“You are the bows from which your children as living arrows are sent forth”
This year I am taking part in Living Arrows, a weekly photography project taking photos of my boys week on week, last week was all about the rain in Qatar. This week the rain has finally eased off and the Middle Eastern sun has seen fit to poke its head from behind the clouds.
Yesterday also saw my husband head off for a week to Cambodia, taking his dad on the 70th birthday trip of a lifetime round Angkor Wat.
This week is my first week solo parenting since I went home last summer. Truth told I’m a little nervous, last summer I was anxious and unsettled. Last summer I shouted more than I ever wanted to do as a parent.
But I survived the first few hours, the first night. It’s funny that how feeding them, bathing them and putting them to bed is something I have done countless times on my own. They are jobs we share between us, there are times when one of us is out. Yet last night felt different, like more of a triumph because my husband wasn’t going to walk through the door. Wasn’t going to come in to kiss them goodnight because he was sipping champagne in the airline lounge (lucky devil). That a plane would be taking him miles away from us. All of that made everythingI did last night both completely normal yet totally surreal.
All that said, after tears, tantrums and hair pulling culmninating in me removing their treat of watching just one Animal Mechanicals (don’t watch it, don’t ever watch it) both went to bed with relative ease and although they didn’t sleep through the night they did sleep.

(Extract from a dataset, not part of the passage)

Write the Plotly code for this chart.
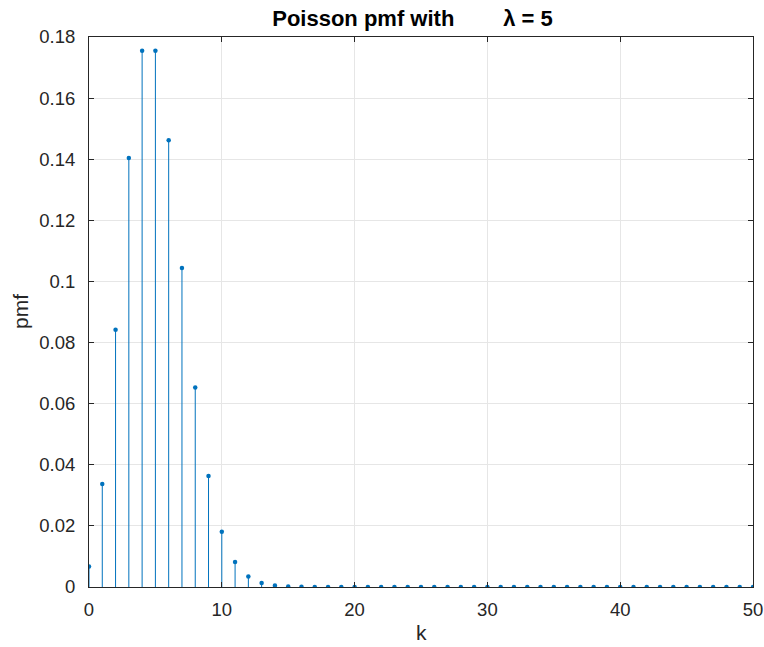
import plotly.graph_objects as go

k = list(range(0, 51))
pmf = [0.0067, 0.0337, 0.0842, 0.1404, 0.1755, 0.1755, 0.1462, 0.1044, 0.0653, 0.0363,
       0.0181, 0.0082, 0.0034, 0.0013, 0.0005, 0.0002, 0.0001, 0.0, 0.0, 0.0,
       0.0, 0.0, 0.0, 0.0, 0.0, 0.0, 0.0, 0.0, 0.0, 0.0,
       0.0, 0.0, 0.0, 0.0, 0.0, 0.0, 0.0, 0.0, 0.0, 0.0,
       0.0, 0.0, 0.0, 0.0, 0.0, 0.0, 0.0, 0.0, 0.0, 0.0, 0.0]
x_ticks = [0, 10, 20, 30, 40, 50]
y_ticks = [0, 0.02, 0.04, 0.06, 0.08, 0.1, 0.12, 0.14, 0.16, 0.18]
y_tick_text = ["0", "0.02", "0.04", "0.06", "0.08", "0.1", "0.12", "0.14", "0.16", "0.18"]

color = "#0072BD"
axc = "#262626"
FONT = "Liberation Sans, Arial, Helvetica"

stem_x, stem_y = [], []
for xi, yi in zip(k, pmf):
    stem_x += [xi, xi, None]
    stem_y += [0, yi, None]

fig = go.Figure()
fig.add_trace(go.Scatter(x=stem_x, y=stem_y, mode="lines",
                         line=dict(color=color, width=1), hoverinfo="skip", showlegend=False))
fig.add_trace(go.Scatter(x=k, y=pmf, mode="markers",
                         marker=dict(color=color, size=4.5), showlegend=False))

axis_common = dict(showline=True, linecolor=axc, linewidth=1, mirror="ticks",
                   ticks="inside", ticklen=5, tickcolor=axc, automargin=False,
                   showgrid=True, gridcolor="#e6e6e6", gridwidth=1, zeroline=False,
                   tickfont=dict(family=FONT, size=18.5, color=axc))

fig.update_xaxes(range=[0, 50], tickvals=x_ticks, ticklabelstandoff=6, **axis_common)
fig.update_yaxes(range=[0, 0.18], tickvals=y_ticks, ticktext=y_tick_text, ticklabelstandoff=9,
                 **axis_common)

fig.add_annotation(text="k", xref="paper", yref="paper", x=0.5, y=-45 / 550,
                   xanchor="center", yanchor="middle", showarrow=False,
                   font=dict(family=FONT, size=21, color=axc))
fig.add_annotation(text="pmf", xref="paper", yref="paper", x=-69 / 664, y=0.5,
                   xanchor="center", yanchor="middle", textangle=-90, showarrow=False,
                   font=dict(family=FONT, size=21, color=axc))

fig.update_layout(
    width=764, height=647,
    margin=dict(l=89, r=11, t=37, b=60),
    paper_bgcolor="white", plot_bgcolor="white",
    title=dict(text="<b>Poisson pmf with        λ = 5</b>", x=412.5 / 764, xanchor="center",
               y=1 - 18 / 647, yanchor="middle",
               font=dict(family=FONT, size=22, color="black")),
)

fig.write_html("out.html")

Every night before I head to bed I creep into their rooms for that one last kiss. That one final sweet dreams, I love you. Last night was no different, except last night I got brave and photographed them as they slept even with the fear of them waking.
My Sleeping Babes
And although at some point in the night the Big One ended up in bed with me, and I spent a portion in the little ones room, all in all it wasn’t a bad start to our week on our own.